To look, then, at many of the buildings that went up in America in the 1940s, and especially in the 1950s and ’60s, is to look at buildings that seem to agree on only one approach: rejecting the International rulebook. These structures are by turns visual, structured, sensual, coy, bombastic—and a million other things in a million different ways. They are usually herded into the Mid-Century Modern taxon, but very generally so. 

To classify this architecture more specifically, historians have typically opted to crumble the Mid-Century Modern wafer into subcategorical bits. But Alice T. Friedman takes the reverse tack, searching instead for what unites these disparate buildings. She focuses not on forms but on “the experiences and moods those forms suggest,” and she concludes that these edifices, so visually variant, are nonetheless all “rooted in the notion of a distinctive American glamour and visual culture.” 

“The essence of glamour,” she writes, “is magical storytelling .  .  . rich in possibility and rife with sensual pleasure.” 

Magical storytelling. Sensual pleasure. Off to Southern California we go, to visit Richard Neutra’s famous Kaufmann Desert House, which sits just outside Palm Springs.
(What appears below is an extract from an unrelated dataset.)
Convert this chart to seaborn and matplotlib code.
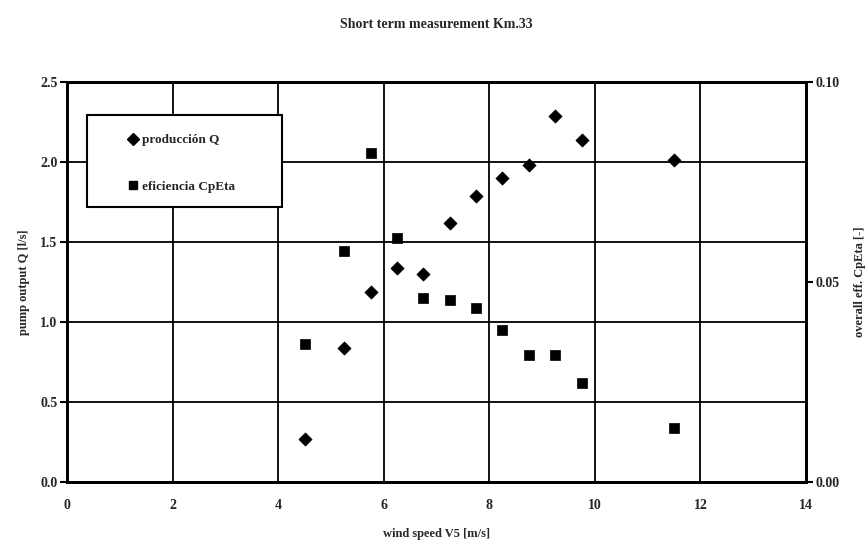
import matplotlib
matplotlib.use("Agg")
import matplotlib.pyplot as plt
import seaborn as sns
import pandas as pd
from matplotlib.patches import Rectangle
from matplotlib.lines import Line2D

# data
wind_q = [4.5, 5.25, 5.75, 6.25, 6.75, 7.25, 7.75, 8.25, 8.75, 9.25, 9.75, 11.5]
q_vals = [0.27, 0.84, 1.19, 1.34, 1.30, 1.62, 1.79, 1.90, 1.98, 2.29, 2.14, 2.01]
wind_c = [4.5, 5.25, 5.75, 6.25, 6.75, 7.25, 7.75, 8.25, 8.75, 9.25, 9.75, 11.5]
cp_vals = [0.0345, 0.0578, 0.0823, 0.061, 0.046, 0.0455, 0.0435, 0.038, 0.0318, 0.0318, 0.0248, 0.0135]
x_ticks = [0, 2, 4, 6, 8, 10, 12, 14]
yl_ticks = [0.0, 0.5, 1.0, 1.5, 2.0, 2.5]
yr_ticks = [0.00, 0.05, 0.10]

sns.set_style("white")
plt.rcParams['font.family'] = ['Liberation Serif', 'DejaVu Serif']
plt.rcParams['font.weight'] = 'bold'

fig = plt.figure(figsize=(8.68, 5.43), dpi=100)
ax = fig.add_axes([67/868, 1-482/543, (806-67)/868, 400/543])
ax2 = ax.twinx()

dq = pd.DataFrame({"x": wind_q, "y": q_vals})
dc = pd.DataFrame({"x": wind_c, "y": cp_vals})
sns.scatterplot(data=dq, x="x", y="y", ax=ax, marker="D", s=45, color="black",
                edgecolor="black", linewidth=0.5, zorder=5)
sns.scatterplot(data=dc, x="x", y="y", ax=ax2, marker="s", s=48, color="black",
                edgecolor="black", linewidth=0.5, zorder=5)

ax.set_xlim(0, 14)
ax.set_ylim(0, 2.5)
ax2.set_ylim(0, 0.10)
ax.set_xticks(x_ticks)
ax.set_xticklabels([str(t) for t in x_ticks])
ax.set_yticks(yl_ticks)
ax.set_yticklabels([f"{t:.1f}" for t in yl_ticks])
ax2.set_yticks(yr_ticks)
ax2.set_yticklabels([f"{t:.2f}" for t in yr_ticks])

ax.grid(True, color="black", linewidth=1.3)
ax2.grid(False)
for a in (ax, ax2):
    for s in a.spines.values():
        s.set_color("black")
        s.set_linewidth(2)
ax.tick_params(axis='x', length=0, pad=12, labelsize=10)
ax.tick_params(axis='y', direction='out', length=5, width=1.5, color='black', labelsize=10, pad=2)
ax2.tick_params(axis='y', direction='out', length=5, width=1.5, color='black', labelsize=10, pad=2)

ax.set_xlabel("wind speed V5 [m/s]", fontsize=9, fontweight='bold', labelpad=12)
ax.set_ylabel("pump output Q [l/s]", fontsize=9, fontweight='bold', labelpad=7)
ax2.set_ylabel("overall eff. CpEta [-]", fontsize=9, fontweight='bold', labelpad=10)
ax.set_title("Short term measurement Km.33", fontsize=10, fontweight='bold', pad=39)

# legend box
x0 = (87-67)/739; y0 = (482-207)/400
w = (282-87)/739; h = (207-115)/400
ax2.add_patch(Rectangle((x0, y0), w, h, transform=ax2.transAxes, facecolor='white',
                        edgecolor='black', linewidth=1.5, zorder=8))
handles = [Line2D([], [], marker='D', color='black', linestyle='none', markersize=6),
           Line2D([], [], marker='s', color='black', linestyle='none', markersize=6)]
leg = ax2.legend(handles, ["producción Q", "eficiencia CpEta"], loc='center',
                 bbox_to_anchor=(x0 + w/2 - 4/739, y0 + h/2 - 2.5/400), frameon=False, fontsize=9.5,
                 labelspacing=2.6, handletextpad=0.2, handlelength=1.0)
leg.set_zorder(10)
for t in leg.get_texts():
    t.set_fontweight('bold')

fig.savefig("out.png", dpi=100)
The house was built in 1946 at the direction of Edgar Kaufmann, a philanthropist who owned department stores in Pittsburgh. He loved art and architecture and, since the mid-1930s, had been a generous, and tolerant, patron of Frank Lloyd Wright. (It was for Kaufmann that Wright built Fallingwater, that iconic cantilevered house in the southwest Pennsylvania woods.) But Kaufmann passed over Wright for his Palm Springs project and selected Neutra. Neutra had come to the United States from Vienna in 1923, when he was in his early thirties. He worked for Wright for a year before moving to California and making a name for himself seeking ambitious projects and aggressively publicizing his work. His early buildings—most notably the Lovell Health House, completed in 1929—were of the International Style, but he gradually left orthodox functionalism for a more relaxed modernist sensibility, a Southern California regional fashion that put contemporary technology and material to work in sun-glutted scapes.

Neutra believed that, in America, the consumer was king and he was keen to provide his clients with the buildings they wanted and not the buildings he wanted. (This could not, of course, be said of Wright.) Friedman cites a 1935 Fortune article which notes that Neutra began his work “not with a request in his hand for a façade, but with a questionnaire filled out with information about the habits, hobbies, measurements, [and] personalities of his clients.” The architect knew that his clients wanted in their houses more than just modern functionality; they wanted houses that would pique their aspirational cravings.